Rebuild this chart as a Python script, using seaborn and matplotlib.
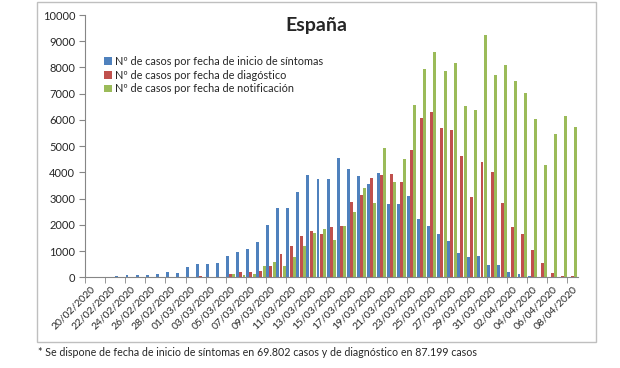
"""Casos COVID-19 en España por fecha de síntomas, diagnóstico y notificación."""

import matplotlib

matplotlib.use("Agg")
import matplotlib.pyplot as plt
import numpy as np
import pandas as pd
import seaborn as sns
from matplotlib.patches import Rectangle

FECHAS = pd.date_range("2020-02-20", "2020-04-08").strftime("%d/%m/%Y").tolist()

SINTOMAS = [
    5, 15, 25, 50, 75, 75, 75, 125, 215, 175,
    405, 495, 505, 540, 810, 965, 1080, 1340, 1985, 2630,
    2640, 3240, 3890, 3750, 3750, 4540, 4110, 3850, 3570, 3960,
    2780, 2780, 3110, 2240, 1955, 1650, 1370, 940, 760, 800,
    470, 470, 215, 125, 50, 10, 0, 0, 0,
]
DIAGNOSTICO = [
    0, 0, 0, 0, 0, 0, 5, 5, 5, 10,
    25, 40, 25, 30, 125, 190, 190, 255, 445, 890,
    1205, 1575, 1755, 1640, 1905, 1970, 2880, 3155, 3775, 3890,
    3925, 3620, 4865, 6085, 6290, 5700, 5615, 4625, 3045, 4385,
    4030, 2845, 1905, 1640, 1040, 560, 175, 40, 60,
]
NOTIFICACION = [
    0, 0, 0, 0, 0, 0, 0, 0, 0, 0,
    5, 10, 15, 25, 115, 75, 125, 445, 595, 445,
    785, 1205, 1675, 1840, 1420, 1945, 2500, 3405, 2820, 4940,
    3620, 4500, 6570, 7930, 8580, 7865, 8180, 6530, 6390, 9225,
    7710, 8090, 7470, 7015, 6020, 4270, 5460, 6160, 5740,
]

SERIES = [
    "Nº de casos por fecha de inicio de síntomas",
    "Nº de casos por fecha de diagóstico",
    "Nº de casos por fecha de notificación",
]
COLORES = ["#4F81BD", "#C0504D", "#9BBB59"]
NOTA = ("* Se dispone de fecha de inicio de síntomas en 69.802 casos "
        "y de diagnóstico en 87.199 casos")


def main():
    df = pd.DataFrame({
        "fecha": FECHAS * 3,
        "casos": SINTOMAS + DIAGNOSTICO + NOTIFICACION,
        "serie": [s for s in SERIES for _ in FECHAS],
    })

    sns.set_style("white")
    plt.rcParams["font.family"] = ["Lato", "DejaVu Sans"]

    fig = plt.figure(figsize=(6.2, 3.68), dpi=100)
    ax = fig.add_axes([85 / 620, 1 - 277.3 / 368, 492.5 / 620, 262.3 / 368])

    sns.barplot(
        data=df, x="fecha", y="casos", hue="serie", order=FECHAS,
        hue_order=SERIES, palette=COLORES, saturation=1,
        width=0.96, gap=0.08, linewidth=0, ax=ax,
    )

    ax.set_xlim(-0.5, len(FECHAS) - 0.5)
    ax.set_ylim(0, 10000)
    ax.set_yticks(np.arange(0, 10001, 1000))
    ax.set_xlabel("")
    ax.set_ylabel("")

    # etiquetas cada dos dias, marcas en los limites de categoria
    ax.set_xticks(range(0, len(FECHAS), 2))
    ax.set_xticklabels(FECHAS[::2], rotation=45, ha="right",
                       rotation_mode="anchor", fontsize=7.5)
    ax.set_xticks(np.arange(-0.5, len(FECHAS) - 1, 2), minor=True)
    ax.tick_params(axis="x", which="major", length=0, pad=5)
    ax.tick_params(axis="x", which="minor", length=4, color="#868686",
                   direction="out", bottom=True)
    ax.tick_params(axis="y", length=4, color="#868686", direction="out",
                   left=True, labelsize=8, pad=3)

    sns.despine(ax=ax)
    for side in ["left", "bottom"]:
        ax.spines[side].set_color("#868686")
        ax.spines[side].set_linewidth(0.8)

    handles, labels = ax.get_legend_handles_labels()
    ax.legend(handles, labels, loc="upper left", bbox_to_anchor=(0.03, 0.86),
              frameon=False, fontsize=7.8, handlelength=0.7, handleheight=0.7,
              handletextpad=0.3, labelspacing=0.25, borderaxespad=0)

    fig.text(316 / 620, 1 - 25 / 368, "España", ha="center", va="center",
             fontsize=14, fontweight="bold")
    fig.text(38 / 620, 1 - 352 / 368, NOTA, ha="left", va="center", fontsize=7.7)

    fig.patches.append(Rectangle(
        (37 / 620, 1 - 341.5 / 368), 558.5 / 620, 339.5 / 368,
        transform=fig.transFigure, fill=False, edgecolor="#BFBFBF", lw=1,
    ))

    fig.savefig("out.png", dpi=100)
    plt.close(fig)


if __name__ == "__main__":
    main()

┄┄┄┄┄┄┄┄┄┄

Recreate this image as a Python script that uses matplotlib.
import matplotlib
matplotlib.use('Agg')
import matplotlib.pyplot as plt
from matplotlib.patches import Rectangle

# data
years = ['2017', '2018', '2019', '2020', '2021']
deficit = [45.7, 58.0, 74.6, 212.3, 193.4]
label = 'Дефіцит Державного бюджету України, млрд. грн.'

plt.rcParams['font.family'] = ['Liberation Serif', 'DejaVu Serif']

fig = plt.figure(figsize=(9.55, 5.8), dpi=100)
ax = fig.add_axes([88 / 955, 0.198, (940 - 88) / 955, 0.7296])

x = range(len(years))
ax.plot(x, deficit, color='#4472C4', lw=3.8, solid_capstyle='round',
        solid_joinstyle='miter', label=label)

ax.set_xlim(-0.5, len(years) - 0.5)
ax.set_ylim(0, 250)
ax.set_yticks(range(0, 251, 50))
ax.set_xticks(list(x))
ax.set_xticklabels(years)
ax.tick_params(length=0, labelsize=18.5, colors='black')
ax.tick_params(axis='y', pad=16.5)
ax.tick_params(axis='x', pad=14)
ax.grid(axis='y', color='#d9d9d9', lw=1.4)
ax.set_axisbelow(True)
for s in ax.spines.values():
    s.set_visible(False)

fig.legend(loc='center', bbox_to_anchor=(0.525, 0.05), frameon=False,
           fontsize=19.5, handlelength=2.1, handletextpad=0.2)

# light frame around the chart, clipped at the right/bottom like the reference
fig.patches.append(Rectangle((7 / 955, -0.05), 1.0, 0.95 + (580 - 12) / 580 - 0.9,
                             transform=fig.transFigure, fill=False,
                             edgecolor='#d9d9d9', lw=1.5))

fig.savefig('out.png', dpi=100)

┄┄┄┄┄┄┄┄┄┄

Look above for the line with "Rebuild this chart", then print it and each line after it down to and including the line with "de diagnóstico en". Leave out the pictures and keep the wording exact.

Rebuild this chart as a Python script, using seaborn and matplotlib.
"""Casos COVID-19 en España por fecha de síntomas, diagnóstico y notificación."""

import matplotlib

matplotlib.use("Agg")
import matplotlib.pyplot as plt
import numpy as np
import pandas as pd
import seaborn as sns
from matplotlib.patches import Rectangle

FECHAS = pd.date_range("2020-02-20", "2020-04-08").strftime("%d/%m/%Y").tolist()

SINTOMAS = [
    5, 15, 25, 50, 75, 75, 75, 125, 215, 175,
    405, 495, 505, 540, 810, 965, 1080, 1340, 1985, 2630,
    2640, 3240, 3890, 3750, 3750, 4540, 4110, 3850, 3570, 3960,
    2780, 2780, 3110, 2240, 1955, 1650, 1370, 940, 760, 800,
    470, 470, 215, 125, 50, 10, 0, 0, 0,
]
DIAGNOSTICO = [
    0, 0, 0, 0, 0, 0, 5, 5, 5, 10,
    25, 40, 25, 30, 125, 190, 190, 255, 445, 890,
    1205, 1575, 1755, 1640, 1905, 1970, 2880, 3155, 3775, 3890,
    3925, 3620, 4865, 6085, 6290, 5700, 5615, 4625, 3045, 4385,
    4030, 2845, 1905, 1640, 1040, 560, 175, 40, 60,
]
NOTIFICACION = [
    0, 0, 0, 0, 0, 0, 0, 0, 0, 0,
    5, 10, 15, 25, 115, 75, 125, 445, 595, 445,
    785, 1205, 1675, 1840, 1420, 1945, 2500, 3405, 2820, 4940,
    3620, 4500, 6570, 7930, 8580, 7865, 8180, 6530, 6390, 9225,
    7710, 8090, 7470, 7015, 6020, 4270, 5460, 6160, 5740,
]

SERIES = [
    "Nº de casos por fecha de inicio de síntomas",
    "Nº de casos por fecha de diagóstico",
    "Nº de casos por fecha de notificación",
]
COLORES = ["#4F81BD", "#C0504D", "#9BBB59"]
NOTA = ("* Se dispone de fecha de inicio de síntomas en 69.802 casos "
        "y de diagnóstico en 87.199 casos")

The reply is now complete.